▸ Dataset section
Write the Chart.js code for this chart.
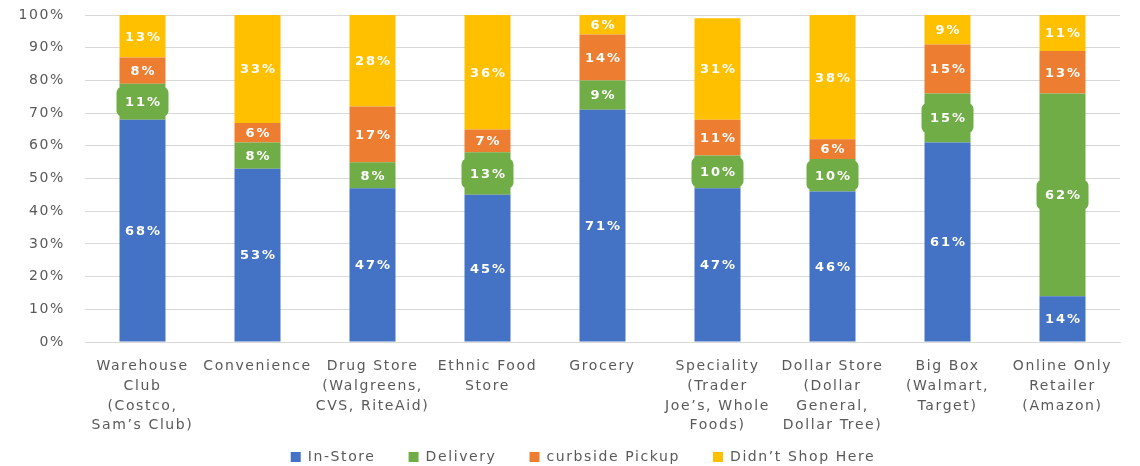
<!DOCTYPE html>
<html>
<head>
<meta charset="utf-8">
<script src="https://cdn.jsdelivr.net/npm/chart.js@4.4.1/dist/chart.umd.min.js"></script>
<style>
  html, body { margin: 0; padding: 0; background: #ffffff; }
  #wrap { width: 1140px; height: 466px; position: relative; }
</style>
</head>
<body>
<div id="wrap"><canvas id="chart" width="1140" height="466"></canvas></div>
<script>
// Store types (multi-line axis labels)
const storeTypes = [
  ["Warehouse", "Club", "(Costco,", "Sam\u2019s Club)"],
  ["Convenience"],
  ["Drug Store", "(Walgreens,", "CVS, RiteAid)"],
  ["Ethnic Food", "Store"],
  ["Grocery"],
  ["Speciality", "(Trader", "Joe\u2019s, Whole", "Foods)"],
  ["Dollar Store", "(Dollar", "General,", "Dollar Tree)"],
  ["Big Box", "(Walmart,", "Target)"],
  ["Online Only", "Retailer", "(Amazon)"]
];

// Share of respondents (%) by shopping mode
const inStore     = [68, 53, 47, 45, 71, 47, 46, 61, 14];
const delivery    = [11,  8,  8, 13,  9, 10, 10, 15, 62];
const curbside    = [ 8,  6, 17,  7, 14, 11,  6, 15, 13];
const didntShop   = [13, 33, 28, 36,  6, 31, 38,  9, 11];

const seriesNames = ["In-Store", "Delivery", "curbside Pickup", "Didn\u2019t Shop Here"];
const yTicks = [0, 10, 20, 30, 40, 50, 60, 70, 80, 90, 100];

const COLORS = ["#4472C4", "#70AD47", "#ED7D31", "#FFC000"];
const FONT = "'DejaVu Sans', sans-serif";
const SPACING = "1.6px";

// Wide, airy lettering for every text element on the canvas
const textSpacing = {
  id: "textSpacing",
  beforeUpdate(chart) { chart.ctx.letterSpacing = SPACING; },
  beforeLayout(chart) { chart.ctx.letterSpacing = SPACING; },
  beforeDraw(chart) { chart.ctx.letterSpacing = SPACING; }
};

// Lets the category labels run under the legend band, and nudges the legend right
const layoutTweaks = {
  id: "layoutTweaks",
  afterLayout(chart) {
    const xs = chart.scales.x;
    xs.bottom = xs.top + 105;
    xs.height = 105;
    const lg = chart.legend;
    lg.left += 23;
    lg.right += 23;
  }
};

// Draws the percentage inside each segment; larger Delivery values get a green callout box
const segmentLabels = {
  id: "segmentLabels",
  afterDatasetsDraw(chart) {
    const ctx = chart.ctx;
    ctx.save();
    ctx.letterSpacing = "2px";
    chart.data.datasets.forEach((ds, di) => {
      const meta = chart.getDatasetMeta(di);
      meta.data.forEach((el, i) => {
        const v = ds.data[i];
        const top = Math.max(el.y, chart.chartArea.top);
        const cy = (top + el.base) / 2;
        const cx = el.x;
        if (di === 1 && v >= 10) {
          const w = el.width + 6, h = 30;
          ctx.fillStyle = COLORS[1];
          ctx.beginPath();
          ctx.roundRect(cx - w / 2, cy - h / 2, w, h, 6);
          ctx.fill();
        }
        ctx.fillStyle = "#ffffff";
        ctx.font = "bold 13px " + FONT;
        ctx.textAlign = "center";
        ctx.textBaseline = "middle";
        ctx.fillText(v + "%", cx + 1, cy + 1);
      });
    });
    ctx.restore();
  }
};

const seriesValues = [inStore, delivery, curbside, didntShop];

new Chart(document.getElementById("chart"), {
  type: "bar",
  data: {
    labels: storeTypes,
    datasets: seriesNames.map((name, k) => ({
      label: name,
      data: seriesValues[k],
      backgroundColor: COLORS[k],
      borderWidth: 0,
      categoryPercentage: 1,
      barPercentage: 0.4
    }))
  },
  options: {
    responsive: false,
    animation: false,
    devicePixelRatio: 1,
    layout: { padding: { top: 15, right: 20, left: 0, bottom: -8 } },
    plugins: {
      tooltip: { enabled: false },
      legend: {
        position: "bottom",
        labels: {
          boxWidth: 10,
          boxHeight: 10,
          padding: 33,
          color: "#595959",
          font: { family: FONT, size: 14 }
        }
      }
    },
    scales: {
      x: {
        stacked: true,
        grid: { display: false, drawTicks: false },
        border: { display: true, color: "#d9d9d9" },
        ticks: {
          color: "#595959",
          font: { family: FONT, size: 14, lineHeight: 1.4 },
          padding: 15,
          maxRotation: 0,
          autoSkip: false
        },
        afterFit(scale) { scale.height = 75; }
      },
      y: {
        stacked: true,
        min: 0,
        max: 100,
        afterBuildTicks(scale) { scale.ticks = yTicks.map(v => ({ value: v })); },
        grid: { color: "#d9d9d9", drawTicks: false },
        border: { display: false },
        ticks: {
          color: "#595959",
          font: { family: FONT, size: 14 },
          padding: 20,
          callback: v => v + "%"
        },
        afterFit(scale) {
          scale.width = 85;
          scale.paddingTop = 0;
          scale.paddingBottom = 0;
        }
      }
    }
  },
  plugins: [textSpacing, layoutTweaks, segmentLabels]
});
</script>
</body>
</html>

▸ Required work
Make an exact copy of all the material, but keep the pictures out of it.

▸ The solution
Write the Chart.js code for this chart.
<!DOCTYPE html>
<html>
<head>
<meta charset="utf-8">
<script src="https://cdn.jsdelivr.net/npm/chart.js@4.4.1/dist/chart.umd.min.js"></script>
<style>
  html, body { margin: 0; padding: 0; background: #ffffff; }
  #wrap { width: 1140px; height: 466px; position: relative; }
</style>
</head>
<body>
<div id="wrap"><canvas id="chart" width="1140" height="466"></canvas></div>
<script>
// Store types (multi-line axis labels)
const storeTypes = [
  ["Warehouse", "Club", "(Costco,", "Sam\u2019s Club)"],
  ["Convenience"],
  ["Drug Store", "(Walgreens,", "CVS, RiteAid)"],
  ["Ethnic Food", "Store"],
  ["Grocery"],
  ["Speciality", "(Trader", "Joe\u2019s, Whole", "Foods)"],
  ["Dollar Store", "(Dollar", "General,", "Dollar Tree)"],
  ["Big Box", "(Walmart,", "Target)"],
  ["Online Only", "Retailer", "(Amazon)"]
];

// Share of respondents (%) by shopping mode
const inStore     = [68, 53, 47, 45, 71, 47, 46, 61, 14];
const delivery    = [11,  8,  8, 13,  9, 10, 10, 15, 62];
const curbside    = [ 8,  6, 17,  7, 14, 11,  6, 15, 13];
const didntShop   = [13, 33, 28, 36,  6, 31, 38,  9, 11];

const seriesNames = ["In-Store", "Delivery", "curbside Pickup", "Didn\u2019t Shop Here"];
const yTicks = [0, 10, 20, 30, 40, 50, 60, 70, 80, 90, 100];

const COLORS = ["#4472C4", "#70AD47", "#ED7D31", "#FFC000"];
const FONT = "'DejaVu Sans', sans-serif";
const SPACING = "1.6px";

// Wide, airy lettering for every text element on the canvas
const textSpacing = {
  id: "textSpacing",
  beforeUpdate(chart) { chart.ctx.letterSpacing = SPACING; },
  beforeLayout(chart) { chart.ctx.letterSpacing = SPACING; },
  beforeDraw(chart) { chart.ctx.letterSpacing = SPACING; }
};

// Lets the category labels run under the legend band, and nudges the legend right
const layoutTweaks = {
  id: "layoutTweaks",
  afterLayout(chart) {
    const xs = chart.scales.x;
    xs.bottom = xs.top + 105;
    xs.height = 105;
    const lg = chart.legend;
    lg.left += 23;
    lg.right += 23;
  }
};

// Draws the percentage inside each segment; larger Delivery values get a green callout box
const segmentLabels = {
  id: "segmentLabels",
  afterDatasetsDraw(chart) {
    const ctx = chart.ctx;
    ctx.save();
    ctx.letterSpacing = "2px";
    chart.data.datasets.forEach((ds, di) => {
      const meta = chart.getDatasetMeta(di);
      meta.data.forEach((el, i) => {
        const v = ds.data[i];
        const top = Math.max(el.y, chart.chartArea.top);
        const cy = (top + el.base) / 2;
        const cx = el.x;
        if (di === 1 && v >= 10) {
          const w = el.width + 6, h = 30;
          ctx.fillStyle = COLORS[1];
          ctx.beginPath();
          ctx.roundRect(cx - w / 2, cy - h / 2, w, h, 6);
          ctx.fill();
        }
        ctx.fillStyle = "#ffffff";
        ctx.font = "bold 13px " + FONT;
        ctx.textAlign = "center";
        ctx.textBaseline = "middle";
        ctx.fillText(v + "%", cx + 1, cy + 1);
      });
    });
    ctx.restore();
  }
};

const seriesValues = [inStore, delivery, curbside, didntShop];

new Chart(document.getElementById("chart"), {
  type: "bar",
  data: {
    labels: storeTypes,
    datasets: seriesNames.map((name, k) => ({
      label: name,
      data: seriesValues[k],
      backgroundColor: COLORS[k],
      borderWidth: 0,
      categoryPercentage: 1,
      barPercentage: 0.4
    }))
  },
  options: {
    responsive: false,
    animation: false,
    devicePixelRatio: 1,
    layout: { padding: { top: 15, right: 20, left: 0, bottom: -8 } },
    plugins: {
      tooltip: { enabled: false },
      legend: {
        position: "bottom",
        labels: {
          boxWidth: 10,
          boxHeight: 10,
          padding: 33,
          color: "#595959",
          font: { family: FONT, size: 14 }
        }
      }
    },
    scales: {
      x: {
        stacked: true,
        grid: { display: false, drawTicks: false },
        border: { display: true, color: "#d9d9d9" },
        ticks: {
          color: "#595959",
          font: { family: FONT, size: 14, lineHeight: 1.4 },
          padding: 15,
          maxRotation: 0,
          autoSkip: false
        },
        afterFit(scale) { scale.height = 75; }
      },
      y: {
        stacked: true,
        min: 0,
        max: 100,
        afterBuildTicks(scale) { scale.ticks = yTicks.map(v => ({ value: v })); },
        grid: { color: "#d9d9d9", drawTicks: false },
        border: { display: false },
        ticks: {
          color: "#595959",
          font: { family: FONT, size: 14 },
          padding: 20,
          callback: v => v + "%"
        },
        afterFit(scale) {
          scale.width = 85;
          scale.paddingTop = 0;
          scale.paddingBottom = 0;
        }
      }
    }
  },
  plugins: [textSpacing, layoutTweaks, segmentLabels]
});
</script>
</body>
</html>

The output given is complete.